**Task to carry out:**
Exactly as written, quote every line that follows, skipping the images.
═══ Data excerpt
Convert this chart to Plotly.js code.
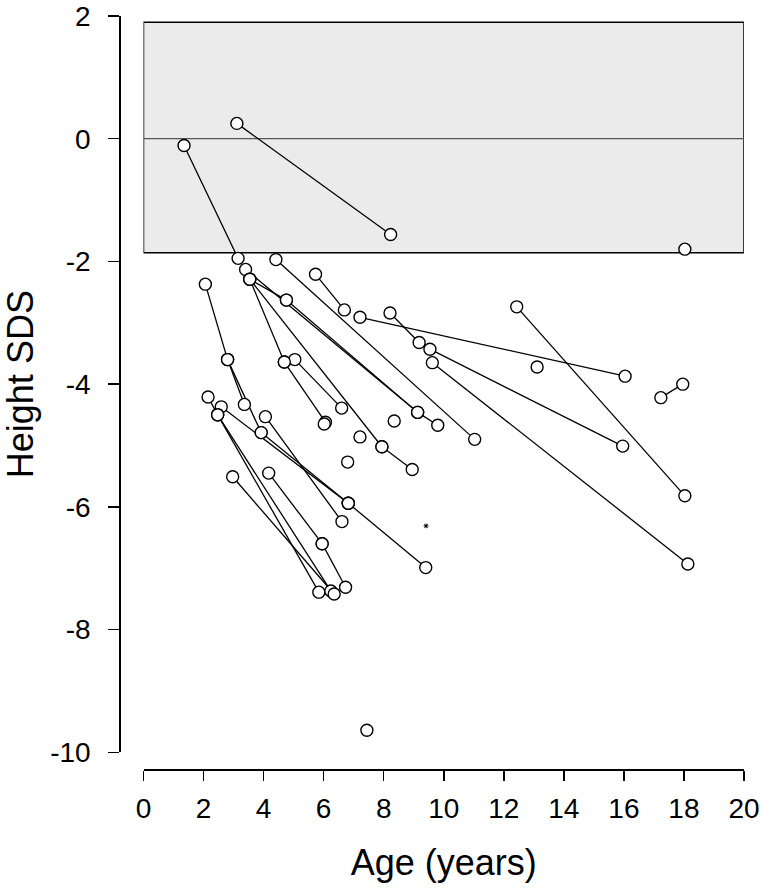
<!DOCTYPE html>
<html>
<head>
<meta charset="utf-8">
<script src="https://cdn.plot.ly/plotly-3.0.1.min.js"></script>
<style>html,body{margin:0;padding:0;background:#fff;}#chart{width:766px;height:892px;}</style>
</head>
<body>
<div id="chart"></div>
<script>
// Paired visits: start -> end (age in years, height SDS)
const startAge = [1.35, 3.11, 3.54, 4.76, 3.40, 9.13, 4.41, 5.73, 7.21, 8.21, 9.54, 9.62, 12.43, 17.23, 2.06, 2.80, 2.80, 3.54, 3.54, 4.69, 5.04, 7.94, 2.59, 3.92, 6.82, 4.06, 2.15, 2.47, 2.47, 2.97, 4.17, 5.95];
const startSDS = [-0.11, 0.25, -2.29, -2.63, -2.13, -4.46, -1.97, -2.21, -2.91, -2.84, -3.43, -3.65, -2.74, -4.22, -2.37, -3.60, -3.60, -2.29, -2.29, -3.64, -3.60, -5.02, -4.37, -4.79, -5.94, -4.53, -4.21, -4.50, -4.50, -5.51, -5.45, -6.60];
const endAge   = [3.15, 8.23, 4.76, 9.13, 9.13, 9.80, 11.03, 6.69, 16.04, 9.18, 15.96, 18.13, 18.03, 17.96, 2.80, 3.36, 3.92, 4.69, 7.94, 6.06, 6.60, 8.95, 6.82, 6.82, 9.40, 6.61, 2.47, 5.84, 6.24, 6.35, 5.95, 6.73];
const endSDS   = [-1.95, -1.56, -2.63, -4.46, -4.46, -4.67, -4.90, -2.79, -3.87, -3.32, -5.01, -6.93, -5.82, -4.00, -3.60, -4.33, -4.79, -3.64, -5.02, -4.62, -4.39, -5.39, -5.94, -5.94, -6.99, -6.24, -4.50, -7.39, -7.37, -7.42, -6.60, -7.31];
// Single measurements
const singleAge = [18.03, 8.35, 6.80, 13.11, 7.44, 7.21, 6.02];
const singleSDS = [-1.80, -4.60, -5.27, -3.72, -9.64, -4.86, -4.65];
// stray mark
const markAge = [9.41];
const markSDS = [-6.31];
// reference band (height SDS)
const bandLow = -1.86, bandHigh = 1.90;
const xTicks = [0, 2, 4, 6, 8, 10, 12, 14, 16, 18, 20];
const yTicks = [-10, -8, -6, -4, -2, 0, 2];

const lx = [], ly = [];
for (let i = 0; i < startAge.length; i++) {
  lx.push(startAge[i], endAge[i], null);
  ly.push(startSDS[i], endSDS[i], null);
}
const px = startAge.concat(endAge, singleAge);
const py = startSDS.concat(endSDS, singleSDS);

const font = '"Liberation Sans", Arial, sans-serif';

const traces = [
  {x: lx, y: ly, mode: 'lines', type: 'scatter', line: {color: '#000', width: 1.3}, hoverinfo: 'skip', showlegend: false},
  {x: px, y: py, mode: 'markers', type: 'scatter', marker: {symbol: 'circle', size: 12, color: '#fff', line: {color: '#000', width: 1.4}}, showlegend: false},
  {x: markAge, y: markSDS, mode: 'markers', type: 'scatter', marker: {symbol: 'asterisk-open', size: 4, color: '#000', line: {color: '#000', width: 1}}, showlegend: false}
];

const L = 110, R = 22, T = 16, B = 110, W = 766, H = 892;
const pw = W - L - R, ph = H - T - B;
const layout = {
  width: W, height: H,
  margin: {l: L, r: R, t: T, b: B, pad: 0},
  paper_bgcolor: '#fff', plot_bgcolor: 'rgba(0,0,0,0)',
  showlegend: false,
  font: {family: font, color: '#000'},
  xaxis: {
    range: [0, 20], domain: [(143.5 - L) / pw, 1],
    anchor: 'free', position: (H - B - 769) / ph,
    tickvals: xTicks, ticktext: xTicks.map(String),
    ticks: 'outside', ticklen: 10, tickwidth: 1.5, tickcolor: '#000',
    ticklabelstandoff: 4,
    showline: true, linecolor: '#000', linewidth: 1.5,
    showgrid: false, zeroline: false,
    tickfont: {size: 28, family: font},
    title: {text: 'Age (years)', font: {size: 36, family: font}, standoff: 26}
  },
  yaxis: {
    range: [-10, 2], domain: [(H - B - 752.3) / ph, 1],
    anchor: 'free', position: (119.3 - L) / pw,
    tickvals: yTicks, ticktext: yTicks.map(String),
    ticks: 'outside', ticklen: 11, tickwidth: 1.5, tickcolor: '#000',
    ticklabelstandoff: 12,
    showline: true, linecolor: '#000', linewidth: 1.5,
    showgrid: false, zeroline: false,
    tickfont: {size: 28, family: font},
    title: {text: 'Height SDS', font: {size: 36, family: font}, standoff: 11}
  },
  shapes: [
    {type: 'rect', xref: 'x', yref: 'y', x0: xTicks[0], x1: xTicks[xTicks.length - 1], y0: bandLow, y1: bandHigh,
     fillcolor: '#ebebeb', line: {color: '#000', width: 1.5}, layer: 'below'},
    {type: 'line', xref: 'x', yref: 'y', x0: xTicks[0], x1: xTicks[xTicks.length - 1], y0: 0, y1: 0,
     line: {color: '#555', width: 1.2}, layer: 'below'}
  ]
};
Plotly.newPlot('chart', traces, layout, {displayModeBar: false, staticPlot: true});
</script>
</body>
</html>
══════
**Written response:**
Convert this chart to Plotly.js code.
<!DOCTYPE html>
<html>
<head>
<meta charset="utf-8">
<script src="https://cdn.plot.ly/plotly-3.0.1.min.js"></script>
<style>html,body{margin:0;padding:0;background:#fff;}#chart{width:766px;height:892px;}</style>
</head>
<body>
<div id="chart"></div>
<script>
// Paired visits: start -> end (age in years, height SDS)
const startAge = [1.35, 3.11, 3.54, 4.76, 3.40, 9.13, 4.41, 5.73, 7.21, 8.21, 9.54, 9.62, 12.43, 17.23, 2.06, 2.80, 2.80, 3.54, 3.54, 4.69, 5.04, 7.94, 2.59, 3.92, 6.82, 4.06, 2.15, 2.47, 2.47, 2.97, 4.17, 5.95];
const startSDS = [-0.11, 0.25, -2.29, -2.63, -2.13, -4.46, -1.97, -2.21, -2.91, -2.84, -3.43, -3.65, -2.74, -4.22, -2.37, -3.60, -3.60, -2.29, -2.29, -3.64, -3.60, -5.02, -4.37, -4.79, -5.94, -4.53, -4.21, -4.50, -4.50, -5.51, -5.45, -6.60];
const endAge   = [3.15, 8.23, 4.76, 9.13, 9.13, 9.80, 11.03, 6.69, 16.04, 9.18, 15.96, 18.13, 18.03, 17.96, 2.80, 3.36, 3.92, 4.69, 7.94, 6.06, 6.60, 8.95, 6.82, 6.82, 9.40, 6.61, 2.47, 5.84, 6.24, 6.35, 5.95, 6.73];
const endSDS   = [-1.95, -1.56, -2.63, -4.46, -4.46, -4.67, -4.90, -2.79, -3.87, -3.32, -5.01, -6.93, -5.82, -4.00, -3.60, -4.33, -4.79, -3.64, -5.02, -4.62, -4.39, -5.39, -5.94, -5.94, -6.99, -6.24, -4.50, -7.39, -7.37, -7.42, -6.60, -7.31];
// Single measurements
const singleAge = [18.03, 8.35, 6.80, 13.11, 7.44, 7.21, 6.02];
const singleSDS = [-1.80, -4.60, -5.27, -3.72, -9.64, -4.86, -4.65];
// stray mark
const markAge = [9.41];
const markSDS = [-6.31];
// reference band (height SDS)
const bandLow = -1.86, bandHigh = 1.90;
const xTicks = [0, 2, 4, 6, 8, 10, 12, 14, 16, 18, 20];
const yTicks = [-10, -8, -6, -4, -2, 0, 2];

const lx = [], ly = [];
for (let i = 0; i < startAge.length; i++) {
  lx.push(startAge[i], endAge[i], null);
  ly.push(startSDS[i], endSDS[i], null);
}
const px = startAge.concat(endAge, singleAge);
const py = startSDS.concat(endSDS, singleSDS);

const font = '"Liberation Sans", Arial, sans-serif';

const traces = [
  {x: lx, y: ly, mode: 'lines', type: 'scatter', line: {color: '#000', width: 1.3}, hoverinfo: 'skip', showlegend: false},
  {x: px, y: py, mode: 'markers', type: 'scatter', marker: {symbol: 'circle', size: 12, color: '#fff', line: {color: '#000', width: 1.4}}, showlegend: false},
  {x: markAge, y: markSDS, mode: 'markers', type: 'scatter', marker: {symbol: 'asterisk-open', size: 4, color: '#000', line: {color: '#000', width: 1}}, showlegend: false}
];

const L = 110, R = 22, T = 16, B = 110, W = 766, H = 892;
const pw = W - L - R, ph = H - T - B;
const layout = {
  width: W, height: H,
  margin: {l: L, r: R, t: T, b: B, pad: 0},
  paper_bgcolor: '#fff', plot_bgcolor: 'rgba(0,0,0,0)',
  showlegend: false,
  font: {family: font, color: '#000'},
  xaxis: {
    range: [0, 20], domain: [(143.5 - L) / pw, 1],
    anchor: 'free', position: (H - B - 769) / ph,
    tickvals: xTicks, ticktext: xTicks.map(String),
    ticks: 'outside', ticklen: 10, tickwidth: 1.5, tickcolor: '#000',
    ticklabelstandoff: 4,
    showline: true, linecolor: '#000', linewidth: 1.5,
    showgrid: false, zeroline: false,
    tickfont: {size: 28, family: font},
    title: {text: 'Age (years)', font: {size: 36, family: font}, standoff: 26}
  },
  yaxis: {
    range: [-10, 2], domain: [(H - B - 752.3) / ph, 1],
    anchor: 'free', position: (119.3 - L) / pw,
    tickvals: yTicks, ticktext: yTicks.map(String),
    ticks: 'outside', ticklen: 11, tickwidth: 1.5, tickcolor: '#000',
    ticklabelstandoff: 12,
    showline: true, linecolor: '#000', linewidth: 1.5,
    showgrid: false, zeroline: false,
    tickfont: {size: 28, family: font},
    title: {text: 'Height SDS', font: {size: 36, family: font}, standoff: 11}
  },
  shapes: [
    {type: 'rect', xref: 'x', yref: 'y', x0: xTicks[0], x1: xTicks[xTicks.length - 1], y0: bandLow, y1: bandHigh,
     fillcolor: '#ebebeb', line: {color: '#000', width: 1.5}, layer: 'below'},
    {type: 'line', xref: 'x', yref: 'y', x0: xTicks[0], x1: xTicks[xTicks.length - 1], y0: 0, y1: 0,
     line: {color: '#555', width: 1.2}, layer: 'below'}
  ]
};
Plotly.newPlot('chart', traces, layout, {displayModeBar: false, staticPlot: true});
</script>
</body>
</html>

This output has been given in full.